SHORT EXERCISE: Everything from the line with "Generate a Python" down to the line with "steps = np.arange(20)" below must be printed exactly, those two lines included. Exclude pictures.

MATERIAL TO PROCESS:
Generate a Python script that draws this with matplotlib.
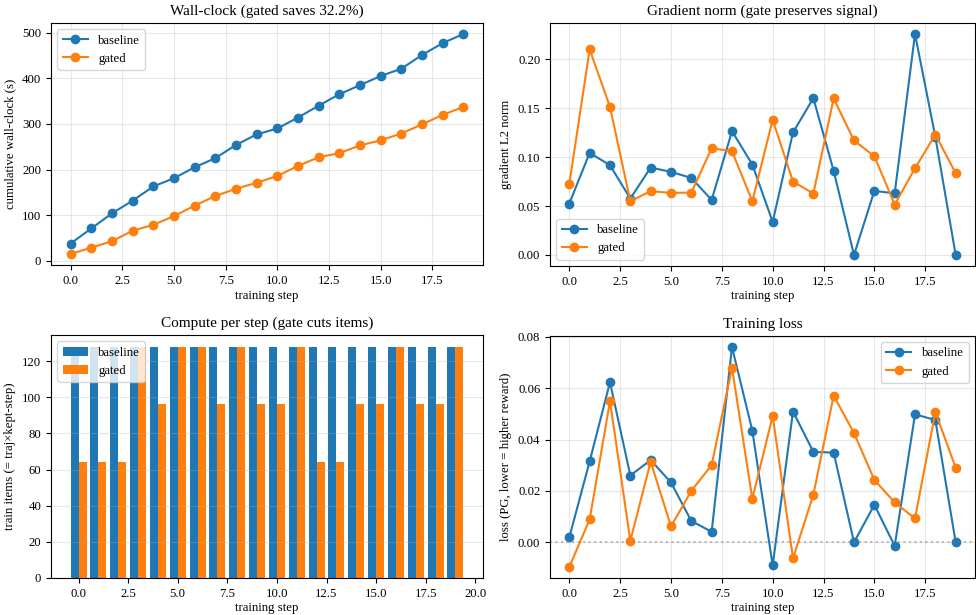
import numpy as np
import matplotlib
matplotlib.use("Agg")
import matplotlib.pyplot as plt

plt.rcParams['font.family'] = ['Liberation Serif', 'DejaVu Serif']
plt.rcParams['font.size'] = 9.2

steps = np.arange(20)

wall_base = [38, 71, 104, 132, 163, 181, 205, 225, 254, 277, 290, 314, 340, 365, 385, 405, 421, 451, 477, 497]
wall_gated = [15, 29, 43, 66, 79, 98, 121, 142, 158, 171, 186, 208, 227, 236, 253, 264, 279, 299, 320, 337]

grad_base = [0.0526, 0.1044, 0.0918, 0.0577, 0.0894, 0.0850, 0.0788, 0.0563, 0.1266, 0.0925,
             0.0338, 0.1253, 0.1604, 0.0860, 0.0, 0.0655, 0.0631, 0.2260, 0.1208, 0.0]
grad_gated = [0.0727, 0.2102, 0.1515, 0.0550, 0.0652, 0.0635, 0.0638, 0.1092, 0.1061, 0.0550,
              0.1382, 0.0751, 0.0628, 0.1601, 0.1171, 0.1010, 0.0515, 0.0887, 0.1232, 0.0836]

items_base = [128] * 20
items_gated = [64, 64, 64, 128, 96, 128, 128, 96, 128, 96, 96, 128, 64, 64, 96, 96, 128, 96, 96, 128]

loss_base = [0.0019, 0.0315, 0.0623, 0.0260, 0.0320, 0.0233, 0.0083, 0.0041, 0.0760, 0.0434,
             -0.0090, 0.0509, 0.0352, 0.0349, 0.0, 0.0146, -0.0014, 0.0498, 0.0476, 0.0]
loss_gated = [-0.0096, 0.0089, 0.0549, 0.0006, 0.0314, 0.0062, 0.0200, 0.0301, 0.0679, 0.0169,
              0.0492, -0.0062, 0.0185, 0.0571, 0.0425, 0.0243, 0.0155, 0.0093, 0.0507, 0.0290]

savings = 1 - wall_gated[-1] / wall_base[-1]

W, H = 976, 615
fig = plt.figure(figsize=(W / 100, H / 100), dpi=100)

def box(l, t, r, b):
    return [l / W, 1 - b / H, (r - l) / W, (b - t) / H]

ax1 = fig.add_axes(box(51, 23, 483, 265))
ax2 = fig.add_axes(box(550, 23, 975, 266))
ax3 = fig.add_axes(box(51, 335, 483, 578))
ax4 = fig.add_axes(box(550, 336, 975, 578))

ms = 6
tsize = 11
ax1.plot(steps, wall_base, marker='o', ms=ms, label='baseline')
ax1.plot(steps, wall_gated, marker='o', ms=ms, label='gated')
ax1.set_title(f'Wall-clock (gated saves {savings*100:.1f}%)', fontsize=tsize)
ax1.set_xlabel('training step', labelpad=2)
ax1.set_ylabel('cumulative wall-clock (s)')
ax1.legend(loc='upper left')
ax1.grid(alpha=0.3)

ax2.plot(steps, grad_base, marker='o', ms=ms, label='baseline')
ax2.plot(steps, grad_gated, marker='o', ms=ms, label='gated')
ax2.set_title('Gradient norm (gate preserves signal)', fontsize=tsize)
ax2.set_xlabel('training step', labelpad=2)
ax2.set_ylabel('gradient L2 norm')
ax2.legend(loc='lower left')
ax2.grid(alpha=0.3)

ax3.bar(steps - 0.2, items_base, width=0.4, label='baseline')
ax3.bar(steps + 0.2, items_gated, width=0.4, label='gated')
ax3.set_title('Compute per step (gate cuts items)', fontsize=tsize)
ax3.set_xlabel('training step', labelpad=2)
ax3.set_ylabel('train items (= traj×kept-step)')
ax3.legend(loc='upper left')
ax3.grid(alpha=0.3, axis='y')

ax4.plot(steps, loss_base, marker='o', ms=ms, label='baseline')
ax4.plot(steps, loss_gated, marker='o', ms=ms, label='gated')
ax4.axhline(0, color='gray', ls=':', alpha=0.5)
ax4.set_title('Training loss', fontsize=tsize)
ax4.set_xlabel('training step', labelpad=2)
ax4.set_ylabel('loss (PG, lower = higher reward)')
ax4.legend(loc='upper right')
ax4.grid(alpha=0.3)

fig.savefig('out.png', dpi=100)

* * *

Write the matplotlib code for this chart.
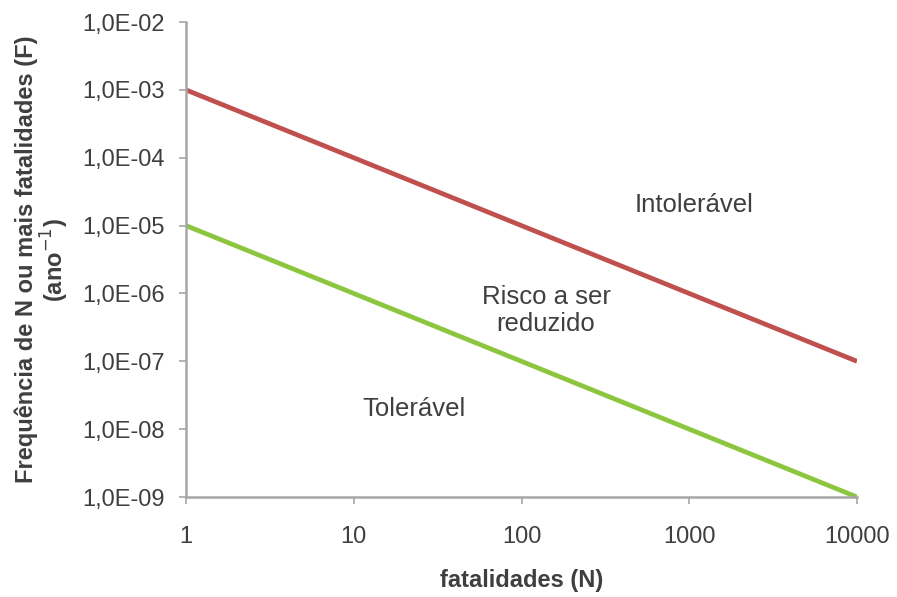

==

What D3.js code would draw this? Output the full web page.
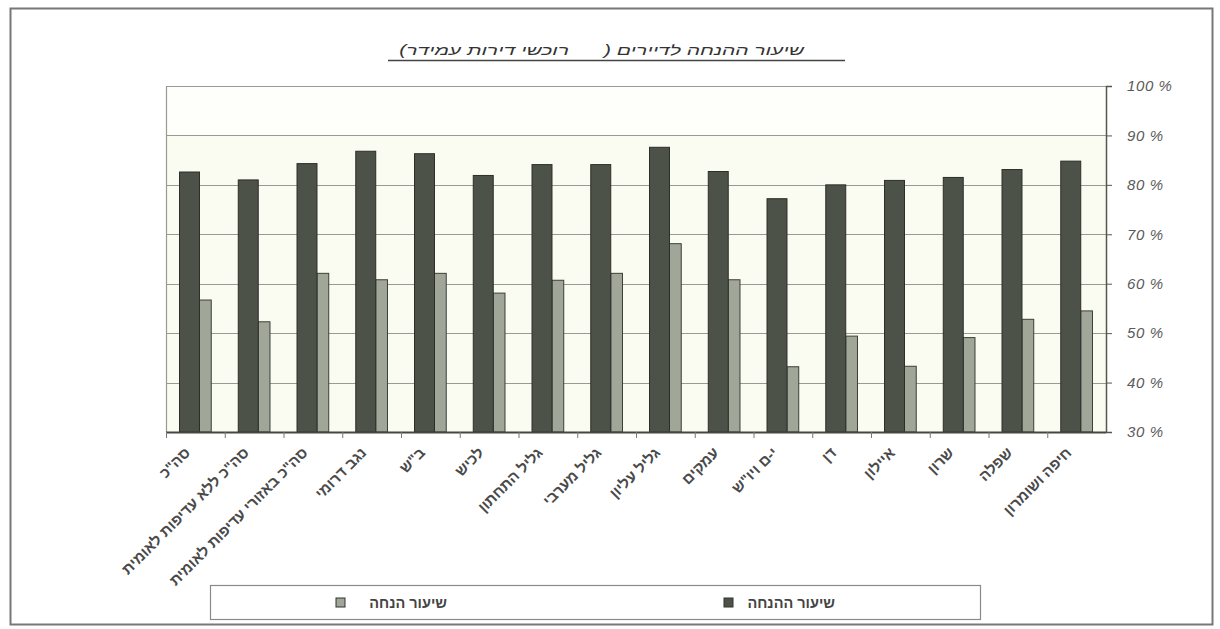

ANSWER TO THE EXERCISE:
Generate a Python script that draws this with matplotlib.
import numpy as np
import matplotlib
matplotlib.use("Agg")
import matplotlib.pyplot as plt

plt.rcParams['font.family'] = ['Liberation Serif', 'DejaVu Serif']
plt.rcParams['font.size'] = 9.2

steps = np.arange(20)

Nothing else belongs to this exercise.